From Bermuda business to Nova Scotia premier
Former Bermuda resident Tim Houston has led the Progressive Conservatives to a decisive election victory in the Canadian province of Nova Scotia.
Mr Houston, a 51-year-old chartered accountant, worked in the island’s business community from 1995 until 2007, first at Deloitte Bermuda and then at Enstar Group.
The Tories won 31 of 55 seats on Tuesday to form a majority government and return to power for the first time since 2009.
The Liberal Party, which finished with 17 seats, had led the province since 2013.
The New Democratic Party won six seats, while an independent candidate claimed a seat.
Mr Houston, a graduate of St Mary’s University in Halifax, and his wife Carol have two children – daughter Paget, and son Zachary – both of whom were born in Bermuda.
After their stay on the island, the couple moved back to Nova Scotia, raising their family in Pictou County, about 80 miles northeast of Halifax, where they continue to live.
In 2013, Mr Houston won election to the provincial legislature representing Pictou East.
He was elected party leader in 2018.
The Canadian Broadcasting Corporation reported that Mr Houston, speaking to a jubilant crowd gathered in Pictou County on Tuesday evening, referred to polls in the spring that suggested the Liberals would cruise to victory.
He said: "They were writing us off. Well, I wonder what they're writing right now. Tonight, we made history."
During the campaign, the PCs concentrated heavily on healthcare in the province under the Liberals, focusing on wait lists for family doctors, ambulance delays and a lack of long-term care beds, the CBC said.
On Tuesday, the CBC reported, Mr Houston said: "For the next four years – and beyond – I will promise you this: I will give you everything I have to fix healthcare. I will give you everything I have to make this a better province. It won't happen overnight and it will cost money, but if we work together we can get the job done."

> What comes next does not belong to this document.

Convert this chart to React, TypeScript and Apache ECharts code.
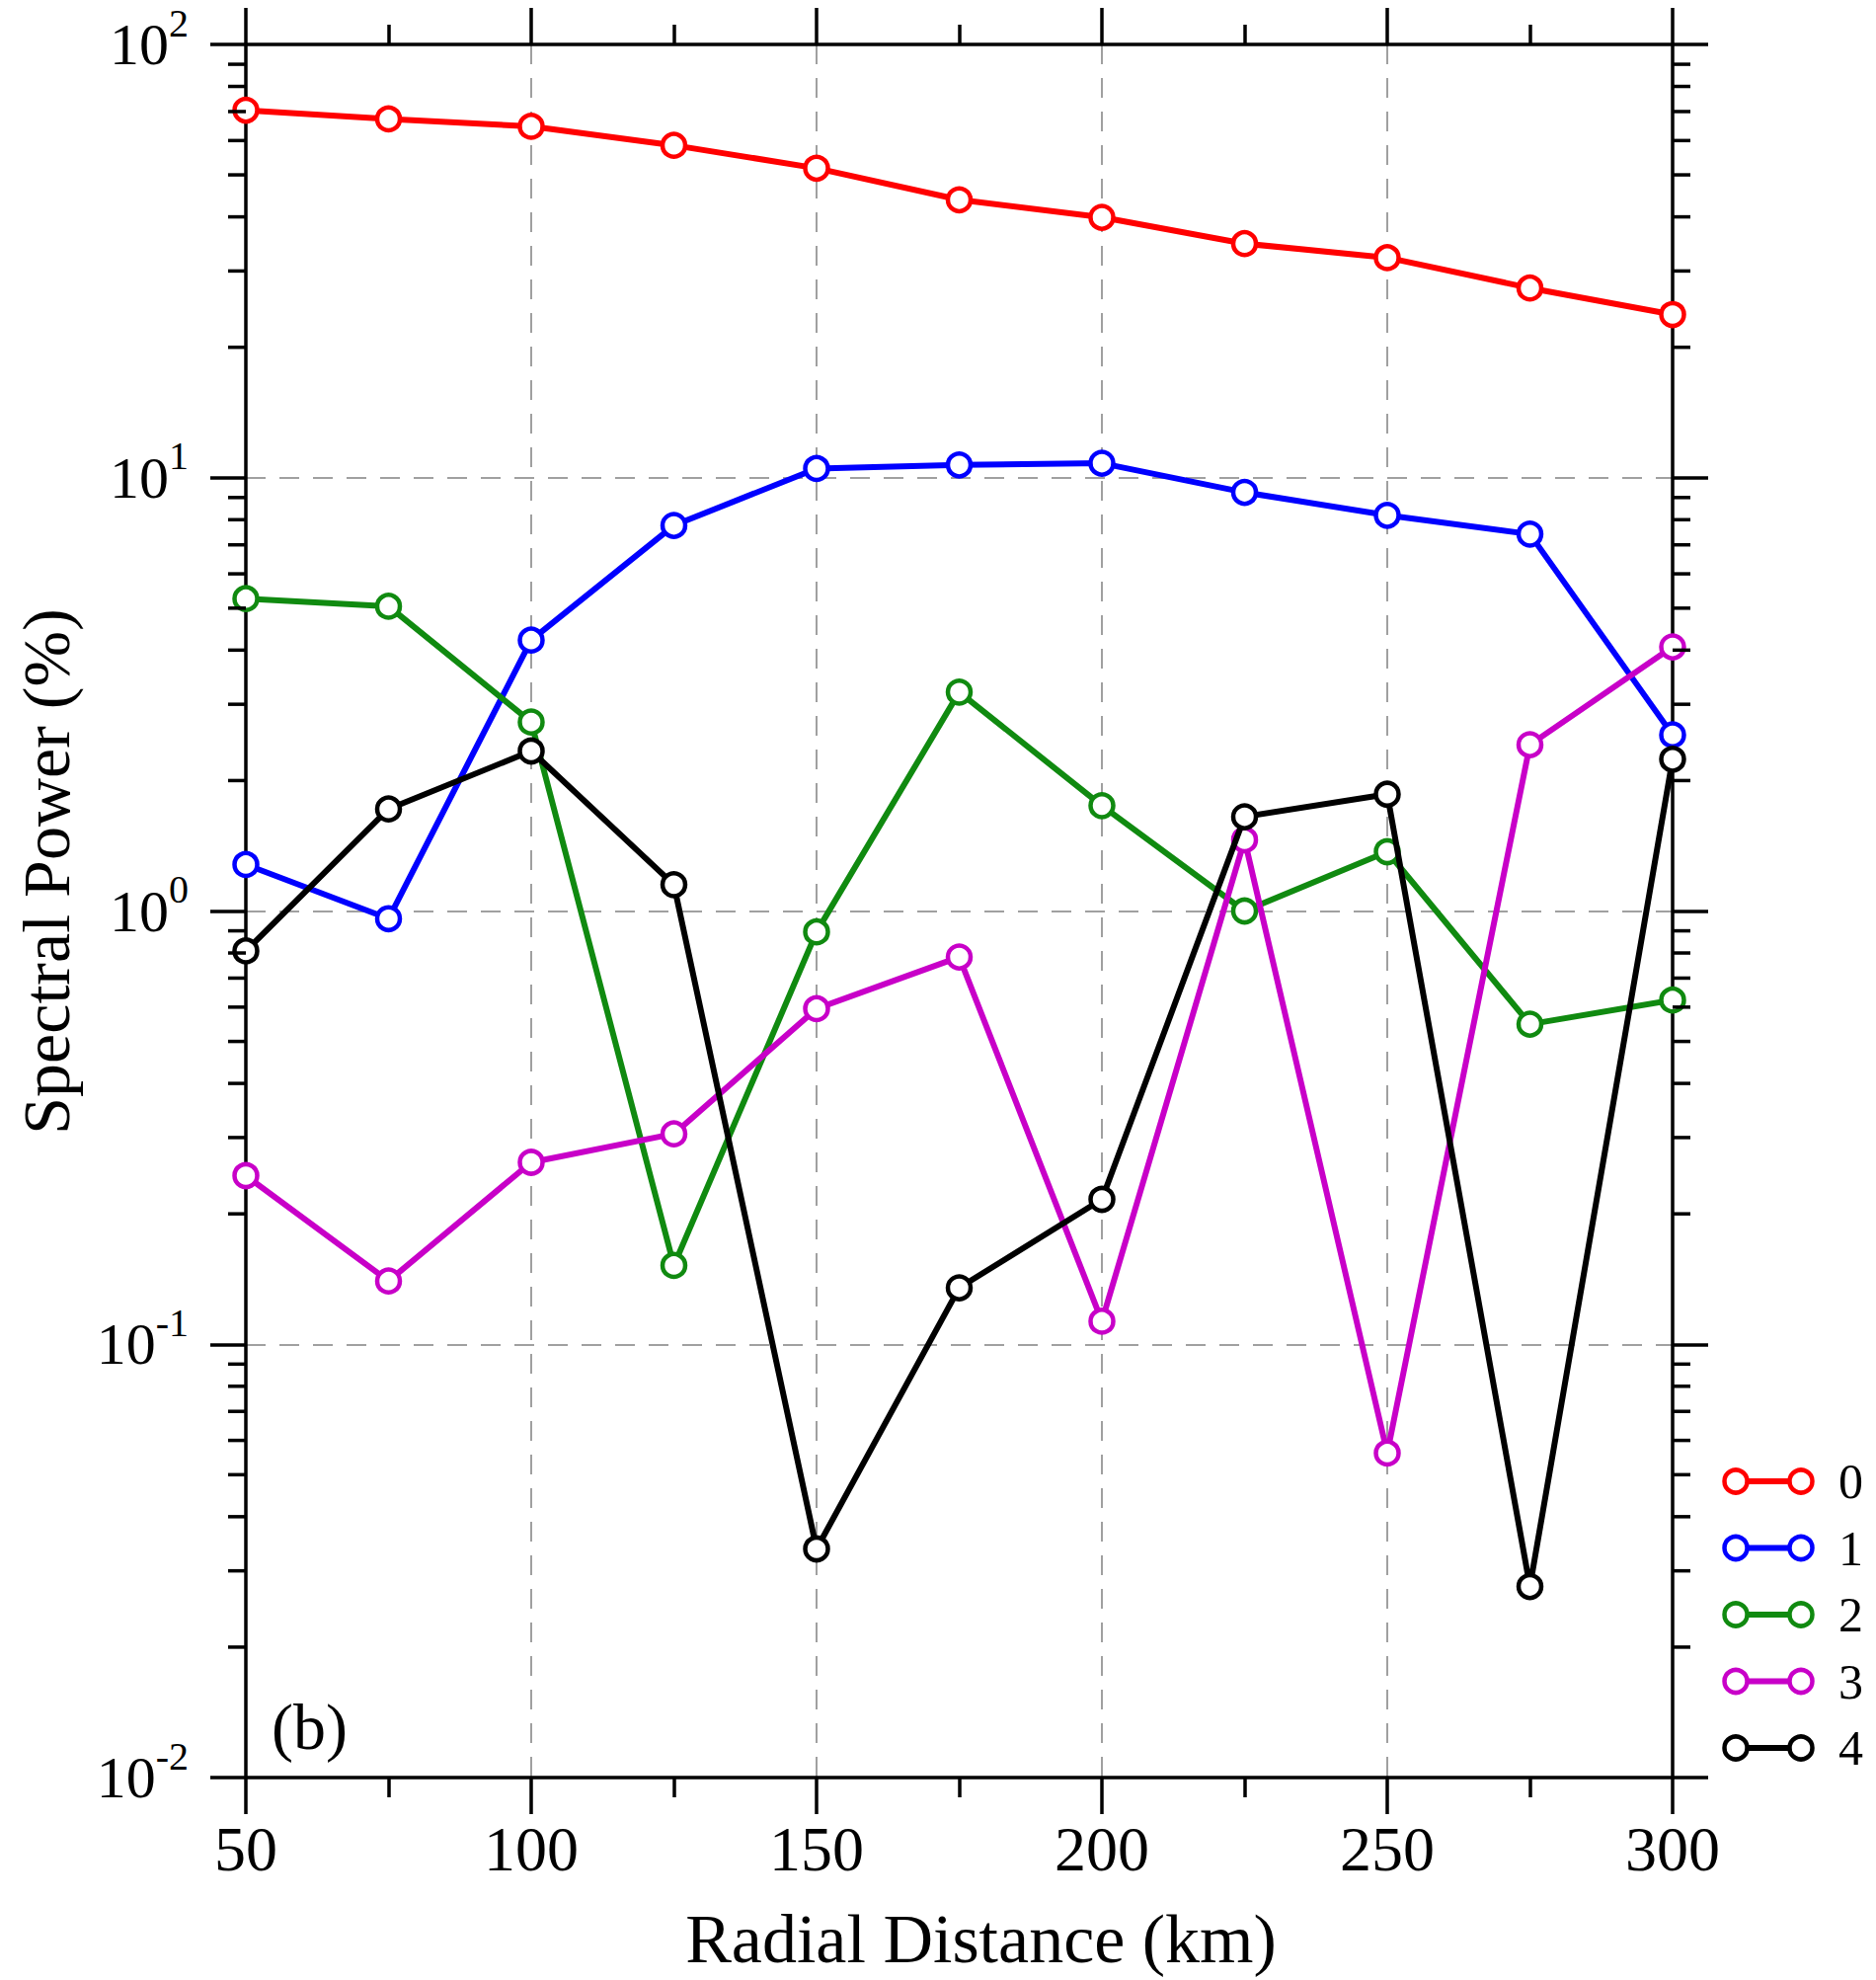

The CBC said that the provincial party pledged to spend $423 million in the first year alone of a Tory mandate trying to fix healthcare.
The Liberals become the first sitting government in Canada not to be re-elected during the Covid-19 pandemic, the CBC reported.

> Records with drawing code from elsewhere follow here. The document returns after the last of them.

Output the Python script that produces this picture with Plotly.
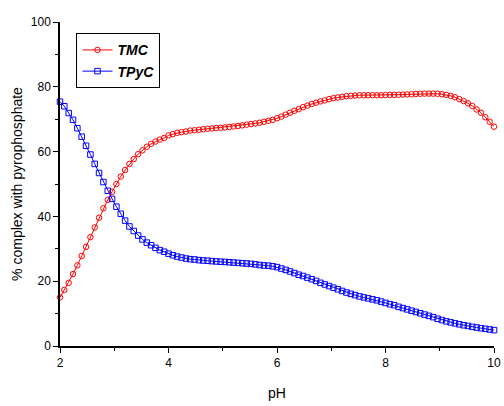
import plotly.graph_objects as go

# pH grid: 2.00 to 10.00 in steps of 0.08 (101 points)
ph = [round(2 + 0.08 * i, 2) for i in range(101)]

tmc = [
    15.0, 17.3, 19.5, 22.2, 24.9, 27.8, 30.6, 33.6, 36.6, 39.6,
    42.5, 45.1, 47.6, 50.0, 52.3, 54.3, 56.2, 57.7, 59.2, 60.4,
    61.5, 62.4, 63.1, 63.7, 64.2, 65.0, 65.4, 65.8, 66.0, 66.2,
    66.5, 66.6, 66.75, 66.9, 67.05, 67.15, 67.25, 67.35, 67.45, 67.6,
    67.75, 67.9, 68.1, 68.3, 68.5, 68.7, 68.9, 69.2, 69.5, 69.8,
    70.3, 70.8, 71.4, 72.0, 72.6, 73.1, 73.7, 74.2, 74.7, 75.1,
    75.5, 75.8, 76.2, 76.5, 76.7, 76.9, 77.1, 77.2, 77.3, 77.4,
    77.4, 77.4, 77.4, 77.4, 77.4, 77.45, 77.5, 77.5, 77.55, 77.6,
    77.65, 77.7, 77.8, 77.85, 77.9, 77.9, 77.9, 77.85, 77.7, 77.5,
    77.2, 76.8, 76.2, 75.6, 74.9, 74.1, 73.0, 72.0, 70.6, 69.2,
    67.7,
]

tpyc = [
    75.4, 74.0, 71.9, 69.8, 67.2, 64.6, 61.8, 59.1, 56.2, 53.4,
    50.6, 47.9, 45.4, 43.0, 40.8, 38.7, 36.9, 35.5, 34.1, 32.9,
    31.9, 31.1, 30.3, 29.6, 29.1, 28.5, 28.0, 27.6, 27.3, 27.0,
    26.8, 26.7, 26.5, 26.4, 26.3, 26.2, 26.1, 26.0, 25.95, 25.85,
    25.75, 25.65, 25.55, 25.45, 25.35, 25.2, 25.0, 24.85, 24.8, 24.6,
    24.35, 23.9, 23.5, 23.0, 22.5, 22.0, 21.6, 21.1, 20.6, 20.1,
    19.5, 19.0, 18.5, 18.0, 17.5, 17.0, 16.5, 16.1, 15.7, 15.3,
    15.0, 14.7, 14.4, 14.1, 13.7, 13.3, 12.9, 12.6, 12.1, 11.7,
    11.3, 10.9, 10.5, 10.1, 9.7, 9.3, 8.9, 8.4, 8.0, 7.6,
    7.3, 7.0, 6.7, 6.4, 6.2, 5.9, 5.7, 5.5, 5.3, 5.1,
    4.9,
]

x_ticks = [2, 4, 6, 8, 10]
y_ticks = [0, 20, 40, 60, 80, 100]

fig = go.Figure()
fig.add_trace(go.Scatter(
    x=ph, y=tmc, name="<b><i>TMC</i></b>", mode="lines+markers",
    line=dict(color="#ff0000", width=1),
    marker=dict(symbol="circle-open", size=5.5, color="#ff0000", line=dict(width=1)),
    cliponaxis=False,
))
fig.add_trace(go.Scatter(
    x=ph, y=tpyc, name="<b><i>TPyC</i></b>", mode="lines+markers",
    line=dict(color="#0000ff", width=1),
    marker=dict(symbol="square-open", size=5.5, color="#0000ff", line=dict(width=1)),
    cliponaxis=False,
))

axis_common = dict(
    showgrid=False, zeroline=False, showline=True, linecolor="black", linewidth=1.5,
    ticks="outside", ticklen=5, tickwidth=1, tickcolor="black", automargin=False,
    tickfont=dict(family="Liberation Sans, Arial", size=12, color="black"),
)

fig.update_xaxes(
    range=[2, 10], tickvals=x_ticks, ticktext=[str(v) for v in x_ticks],
    minor=dict(ticks="outside", ticklen=3, dtick=1, tick0=2, tickcolor="black"),
    title=dict(text="pH", font=dict(family="Liberation Sans, Arial", size=14, color="black"), standoff=19),
    **axis_common,
)
fig.update_yaxes(
    range=[0, 100], tickvals=y_ticks, ticktext=[str(v) for v in y_ticks],
    minor=dict(ticks="outside", ticklen=3, dtick=10, tick0=0, tickcolor="black"),
    title=dict(text="% complex with pyrophosphate", font=dict(family="Liberation Sans, Arial", size=14, color="black"), standoff=5),
    **axis_common,
)

fig.update_layout(
    width=504, height=406,
    margin=dict(l=60, r=10, t=22, b=60),
    plot_bgcolor="white", paper_bgcolor="white",
    showlegend=True,
    legend=dict(
        x=0.038, y=0.965, xanchor="left", yanchor="top",
        bordercolor="black", borderwidth=1, bgcolor="white",
        font=dict(family="Liberation Sans, Arial", size=14, color="black"),
        tracegroupgap=0, itemwidth=30,
    ),
)

fig.write_html("out.html")
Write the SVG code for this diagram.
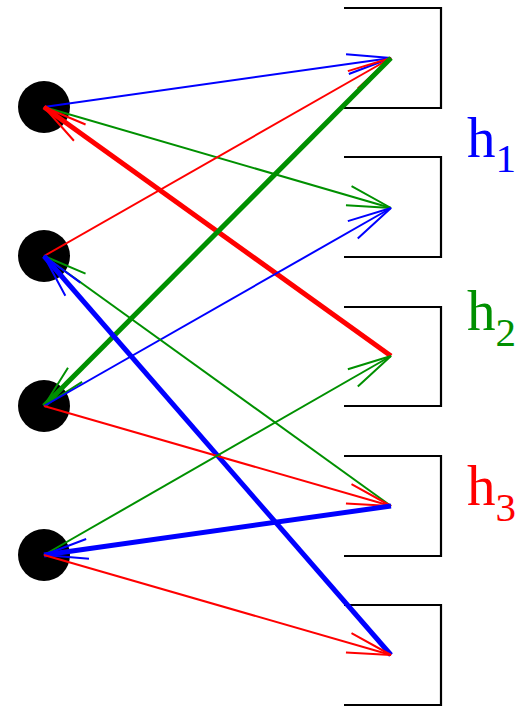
<svg xmlns="http://www.w3.org/2000/svg" width="522" height="707" viewBox="0 0 522 707">
<style>
.br{fill:none;stroke:#000;stroke-width:2.2}
.dot{fill:#000}
.t{stroke-width:2;fill:none}
.k{stroke-width:5;fill:none}
.b{stroke:#0000ff}
.g{stroke:#009000}
.r{stroke:#ff0000}
.lbl{font-family:"Liberation Serif",serif;font-size:57px}
.sub{font-size:41px}
</style>
<defs>
<marker id="mb" markerUnits="userSpaceOnUse" orient="auto" overflow="visible" markerWidth="1" markerHeight="1" refX="0" refY="0"><path d="M-44,-10 L0,0 L-44,10" fill="none" stroke="#0000ff" stroke-width="2"/></marker>
<marker id="mg" markerUnits="userSpaceOnUse" orient="auto" overflow="visible" markerWidth="1" markerHeight="1" refX="0" refY="0"><path d="M-44,-10 L0,0 L-44,10" fill="none" stroke="#009000" stroke-width="2"/></marker>
<marker id="mr" markerUnits="userSpaceOnUse" orient="auto" overflow="visible" markerWidth="1" markerHeight="1" refX="0" refY="0"><path d="M-44,-10 L0,0 L-44,10" fill="none" stroke="#ff0000" stroke-width="2"/></marker>
</defs>
<g id="left-nodes">
<circle id="x1" class="dot" cx="44" cy="107" r="26"/>
<circle id="x2" class="dot" cx="44" cy="256" r="26"/>
<circle id="x3" class="dot" cx="44" cy="406" r="26"/>
<circle id="x4" class="dot" cx="44" cy="555" r="26"/>
</g>
<g id="right-nodes">
<path id="y1" class="br" d="M344,8 H441 V108 H344"/>
<path id="y2" class="br" d="M344,157 H441 V257 H344"/>
<path id="y3" class="br" d="M344,307 H441 V406 H344"/>
<path id="y4" class="br" d="M344,456 H441 V556 H344"/>
<path id="y5" class="br" d="M344,605 H441 V705 H344"/>
</g>
<g id="connectors">
<line class="t b" x1="44" y1="107" x2="391" y2="58" marker-end="url(#mb)"/>
<line class="t g" x1="44" y1="107" x2="391" y2="208" marker-end="url(#mg)"/>
<line class="t r" x1="44" y1="256" x2="391" y2="58" marker-end="url(#mr)"/>
<line class="k r" x1="391" y1="356" x2="44" y2="107" marker-end="url(#mr)"/>
<line class="k g" x1="391" y1="58" x2="44" y2="406" marker-end="url(#mg)"/>
<line class="t b" x1="44" y1="406" x2="391" y2="208" marker-end="url(#mb)"/>
<line class="t g" x1="391" y1="506" x2="44" y2="256" marker-end="url(#mg)"/>
<line class="k b" x1="391" y1="655" x2="44" y2="256" marker-end="url(#mb)"/>
<line class="t r" x1="44" y1="406" x2="391" y2="506" marker-end="url(#mr)"/>
<line class="t g" x1="44" y1="555" x2="391" y2="356" marker-end="url(#mg)"/>
<line class="k b" x1="391" y1="506" x2="44" y2="555" marker-end="url(#mb)"/>
<line class="t r" x1="44" y1="555" x2="391" y2="655" marker-end="url(#mr)"/>
</g>
<g id="labels">
<text class="lbl" x="467" y="157" fill="#0000ff">h<tspan class="sub" dy="15">1</tspan></text>
<text class="lbl" x="467" y="330" fill="#009000">h<tspan class="sub" dy="16">2</tspan></text>
<text class="lbl" x="467" y="505" fill="#ff0000">h<tspan class="sub" dy="16">3</tspan></text>
</g>
</svg>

Incumbent leaders have remained in power in elections that have taken place during the pandemic in Newfoundland and Labrador, New Brunswick, British Columbia, Yukon and Saskatchewan.
As reported by news agency, The Canadian Press, Mr Houston said in his victory speech: "Not just here in Nova Scotia, but in all of Canada, we proved that just because there is a pandemic, doesn't mean government gets a free pass."
Political pundits in Canada are now wondering what impact, if any, the Nova Scotia election victory by Mr Houston’s party will have on the Canadian federal election due to take place on September 20.